#### DATA EXCERPTS
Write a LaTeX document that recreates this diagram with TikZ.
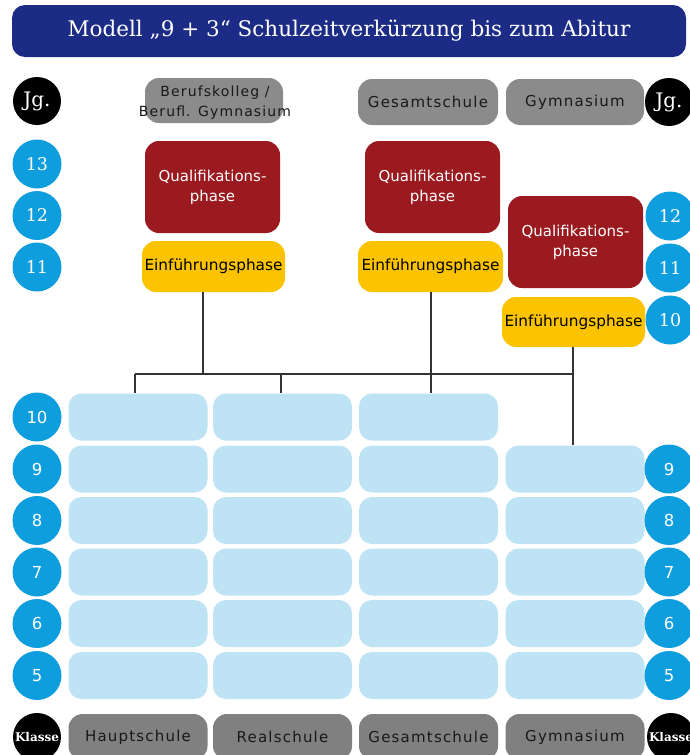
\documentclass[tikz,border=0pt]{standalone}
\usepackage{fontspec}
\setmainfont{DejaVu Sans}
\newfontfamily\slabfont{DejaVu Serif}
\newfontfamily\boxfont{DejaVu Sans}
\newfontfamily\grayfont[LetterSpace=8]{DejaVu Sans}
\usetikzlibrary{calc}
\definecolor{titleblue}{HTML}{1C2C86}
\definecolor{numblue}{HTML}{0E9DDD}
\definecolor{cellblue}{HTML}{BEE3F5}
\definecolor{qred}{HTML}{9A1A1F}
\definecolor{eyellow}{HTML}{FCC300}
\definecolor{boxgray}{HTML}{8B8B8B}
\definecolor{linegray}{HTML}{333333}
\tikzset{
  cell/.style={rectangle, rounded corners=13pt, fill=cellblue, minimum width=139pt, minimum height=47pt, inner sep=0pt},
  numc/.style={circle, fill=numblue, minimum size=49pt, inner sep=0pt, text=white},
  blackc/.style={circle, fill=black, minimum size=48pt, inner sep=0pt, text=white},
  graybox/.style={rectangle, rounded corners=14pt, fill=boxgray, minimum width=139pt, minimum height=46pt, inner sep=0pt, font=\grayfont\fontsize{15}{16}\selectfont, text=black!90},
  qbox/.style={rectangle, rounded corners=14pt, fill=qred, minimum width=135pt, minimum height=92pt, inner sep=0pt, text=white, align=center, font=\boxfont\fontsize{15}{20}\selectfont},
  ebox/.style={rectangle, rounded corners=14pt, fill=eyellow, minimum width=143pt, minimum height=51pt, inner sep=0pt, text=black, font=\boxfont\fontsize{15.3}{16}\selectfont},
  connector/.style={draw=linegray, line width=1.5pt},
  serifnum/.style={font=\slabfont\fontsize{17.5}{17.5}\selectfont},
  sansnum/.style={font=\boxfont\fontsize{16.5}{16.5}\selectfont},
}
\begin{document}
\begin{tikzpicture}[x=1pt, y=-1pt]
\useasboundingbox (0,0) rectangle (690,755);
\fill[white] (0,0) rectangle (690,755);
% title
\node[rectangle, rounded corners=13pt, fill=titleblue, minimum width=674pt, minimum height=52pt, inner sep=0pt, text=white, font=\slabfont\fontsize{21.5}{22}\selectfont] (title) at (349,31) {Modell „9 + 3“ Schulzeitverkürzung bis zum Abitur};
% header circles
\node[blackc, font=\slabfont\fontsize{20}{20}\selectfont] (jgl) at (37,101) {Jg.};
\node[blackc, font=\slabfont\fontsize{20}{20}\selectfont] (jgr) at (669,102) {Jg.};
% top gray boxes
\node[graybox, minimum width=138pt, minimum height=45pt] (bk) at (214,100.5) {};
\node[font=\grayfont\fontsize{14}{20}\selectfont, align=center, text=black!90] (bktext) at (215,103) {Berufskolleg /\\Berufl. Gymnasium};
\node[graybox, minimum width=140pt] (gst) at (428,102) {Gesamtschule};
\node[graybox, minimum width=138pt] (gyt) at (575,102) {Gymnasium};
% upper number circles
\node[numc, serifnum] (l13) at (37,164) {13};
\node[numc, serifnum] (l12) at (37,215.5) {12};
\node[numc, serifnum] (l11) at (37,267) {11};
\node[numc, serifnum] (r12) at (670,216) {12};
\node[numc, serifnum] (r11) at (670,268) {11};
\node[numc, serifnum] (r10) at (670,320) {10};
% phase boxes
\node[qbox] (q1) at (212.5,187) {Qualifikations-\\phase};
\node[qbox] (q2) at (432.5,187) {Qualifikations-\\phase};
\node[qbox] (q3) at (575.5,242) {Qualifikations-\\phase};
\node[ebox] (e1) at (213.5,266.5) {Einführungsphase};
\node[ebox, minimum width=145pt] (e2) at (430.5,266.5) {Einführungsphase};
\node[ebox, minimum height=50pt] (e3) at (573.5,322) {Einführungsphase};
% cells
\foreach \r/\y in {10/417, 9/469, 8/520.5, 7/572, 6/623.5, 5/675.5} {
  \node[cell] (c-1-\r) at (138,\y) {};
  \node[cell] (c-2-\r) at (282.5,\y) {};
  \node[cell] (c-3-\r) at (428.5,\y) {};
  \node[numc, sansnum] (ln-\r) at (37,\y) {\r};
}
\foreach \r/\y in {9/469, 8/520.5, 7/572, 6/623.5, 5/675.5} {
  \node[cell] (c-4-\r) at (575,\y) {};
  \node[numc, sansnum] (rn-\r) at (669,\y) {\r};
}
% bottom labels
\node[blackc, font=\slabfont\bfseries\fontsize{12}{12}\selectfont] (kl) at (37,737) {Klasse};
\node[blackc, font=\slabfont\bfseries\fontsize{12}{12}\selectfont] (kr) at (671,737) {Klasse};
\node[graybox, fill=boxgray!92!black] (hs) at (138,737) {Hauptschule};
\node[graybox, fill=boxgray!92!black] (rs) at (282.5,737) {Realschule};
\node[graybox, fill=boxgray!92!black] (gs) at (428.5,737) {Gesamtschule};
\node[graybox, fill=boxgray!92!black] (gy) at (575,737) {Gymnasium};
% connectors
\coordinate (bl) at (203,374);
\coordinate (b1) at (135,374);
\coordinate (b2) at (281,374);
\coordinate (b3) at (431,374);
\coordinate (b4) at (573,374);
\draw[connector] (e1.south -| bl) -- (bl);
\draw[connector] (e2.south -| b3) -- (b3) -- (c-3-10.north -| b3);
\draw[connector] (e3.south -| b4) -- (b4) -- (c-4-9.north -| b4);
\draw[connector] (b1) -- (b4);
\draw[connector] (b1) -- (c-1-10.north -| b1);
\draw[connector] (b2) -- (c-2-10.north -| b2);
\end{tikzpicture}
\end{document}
########
#### DATA EXCERPTS
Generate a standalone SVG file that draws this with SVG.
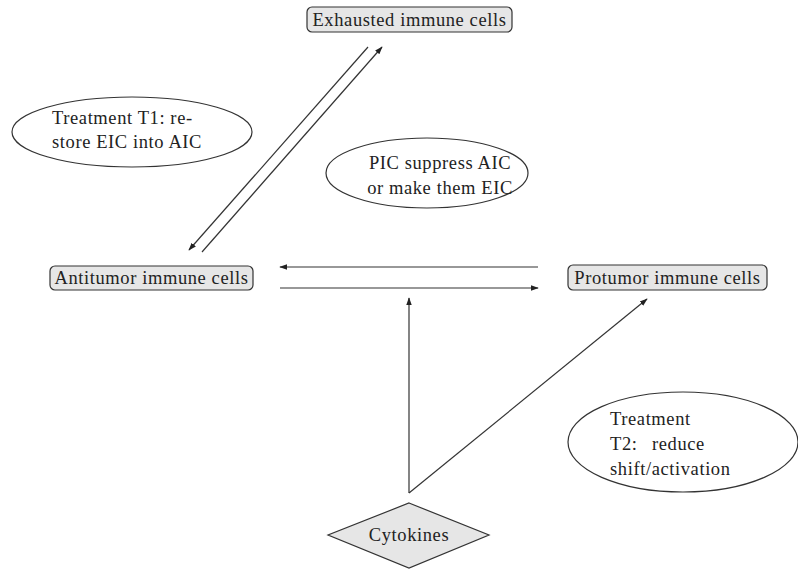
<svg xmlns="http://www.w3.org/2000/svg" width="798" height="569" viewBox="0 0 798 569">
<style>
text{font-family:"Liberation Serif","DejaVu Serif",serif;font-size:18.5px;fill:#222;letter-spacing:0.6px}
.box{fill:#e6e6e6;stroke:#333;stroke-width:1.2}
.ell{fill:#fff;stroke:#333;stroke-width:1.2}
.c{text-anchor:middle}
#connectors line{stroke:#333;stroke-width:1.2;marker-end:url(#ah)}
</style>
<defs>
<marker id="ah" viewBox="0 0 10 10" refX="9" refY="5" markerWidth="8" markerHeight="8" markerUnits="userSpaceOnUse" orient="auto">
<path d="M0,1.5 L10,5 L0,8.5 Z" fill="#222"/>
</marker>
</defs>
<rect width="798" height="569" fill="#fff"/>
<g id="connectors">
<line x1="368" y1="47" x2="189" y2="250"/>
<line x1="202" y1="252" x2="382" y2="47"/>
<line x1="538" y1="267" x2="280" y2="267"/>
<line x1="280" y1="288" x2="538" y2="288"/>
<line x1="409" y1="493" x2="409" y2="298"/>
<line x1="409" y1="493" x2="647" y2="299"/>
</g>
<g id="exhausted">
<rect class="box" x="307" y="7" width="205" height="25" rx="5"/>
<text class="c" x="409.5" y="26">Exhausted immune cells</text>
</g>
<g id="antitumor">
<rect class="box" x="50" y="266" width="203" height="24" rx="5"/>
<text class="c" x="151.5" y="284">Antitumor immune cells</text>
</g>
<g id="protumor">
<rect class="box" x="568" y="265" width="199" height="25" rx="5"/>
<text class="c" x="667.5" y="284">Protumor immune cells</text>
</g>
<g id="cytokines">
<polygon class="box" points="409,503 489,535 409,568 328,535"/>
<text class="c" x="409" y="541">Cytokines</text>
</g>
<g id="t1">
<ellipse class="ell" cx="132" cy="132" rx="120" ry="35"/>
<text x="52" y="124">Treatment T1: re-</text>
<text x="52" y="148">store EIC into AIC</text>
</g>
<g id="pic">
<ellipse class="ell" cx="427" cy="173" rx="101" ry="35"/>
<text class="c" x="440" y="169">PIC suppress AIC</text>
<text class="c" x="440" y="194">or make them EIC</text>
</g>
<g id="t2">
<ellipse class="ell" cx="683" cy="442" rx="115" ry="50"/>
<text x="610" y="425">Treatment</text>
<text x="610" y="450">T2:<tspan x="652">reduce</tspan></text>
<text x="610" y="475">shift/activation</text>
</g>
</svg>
########
#### DATA EXCERPTS
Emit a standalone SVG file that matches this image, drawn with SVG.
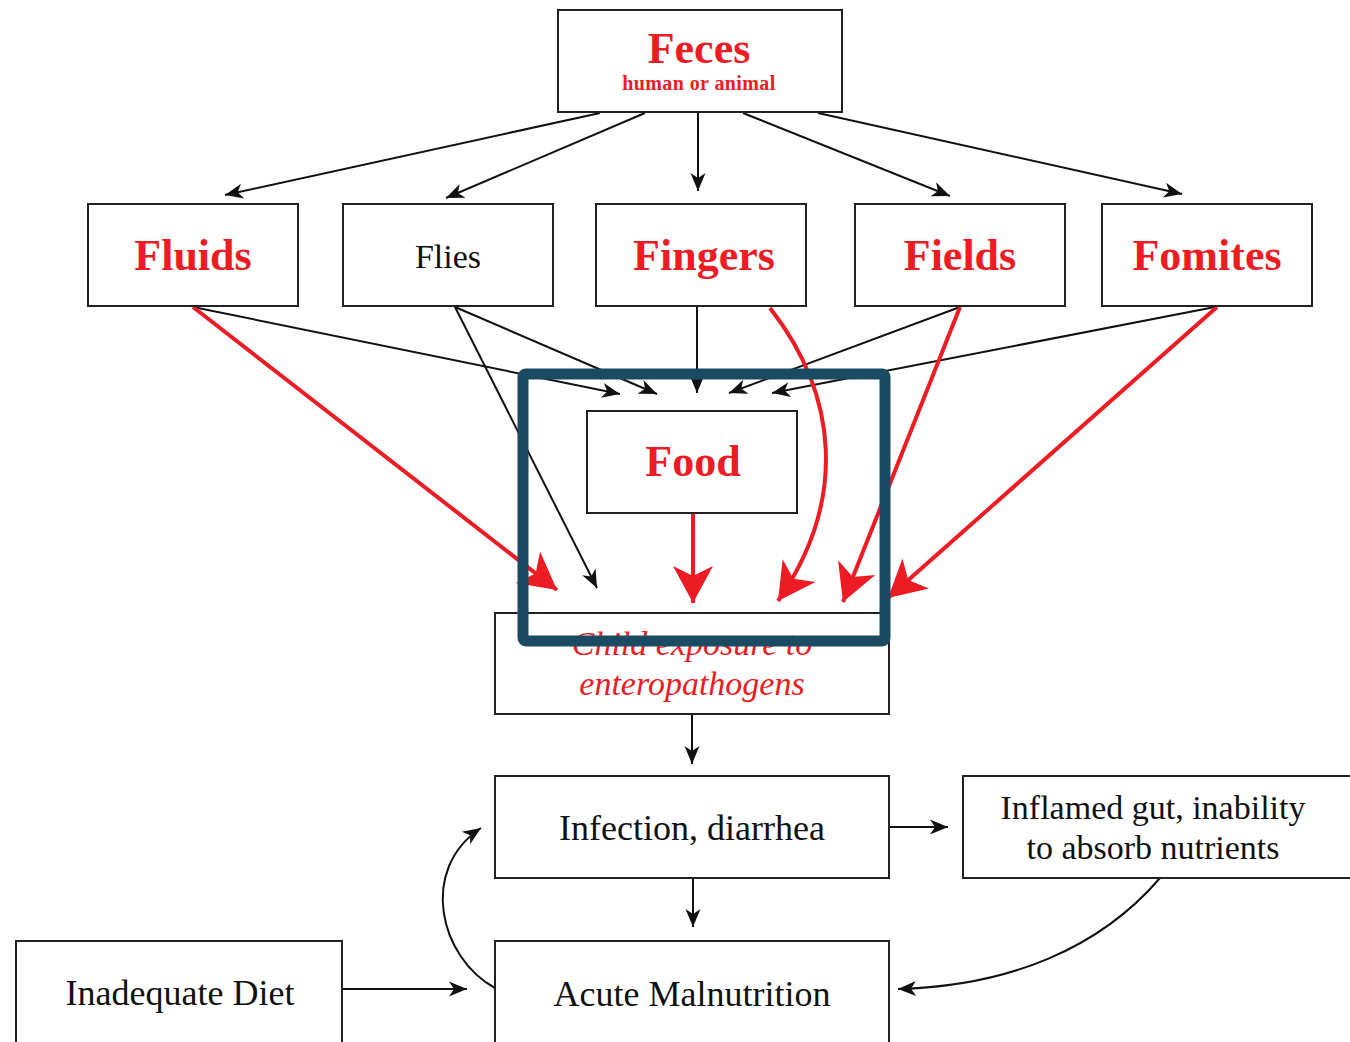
########
Provide the number of lines in the data above that contain the string "standalone", and nothing else.

3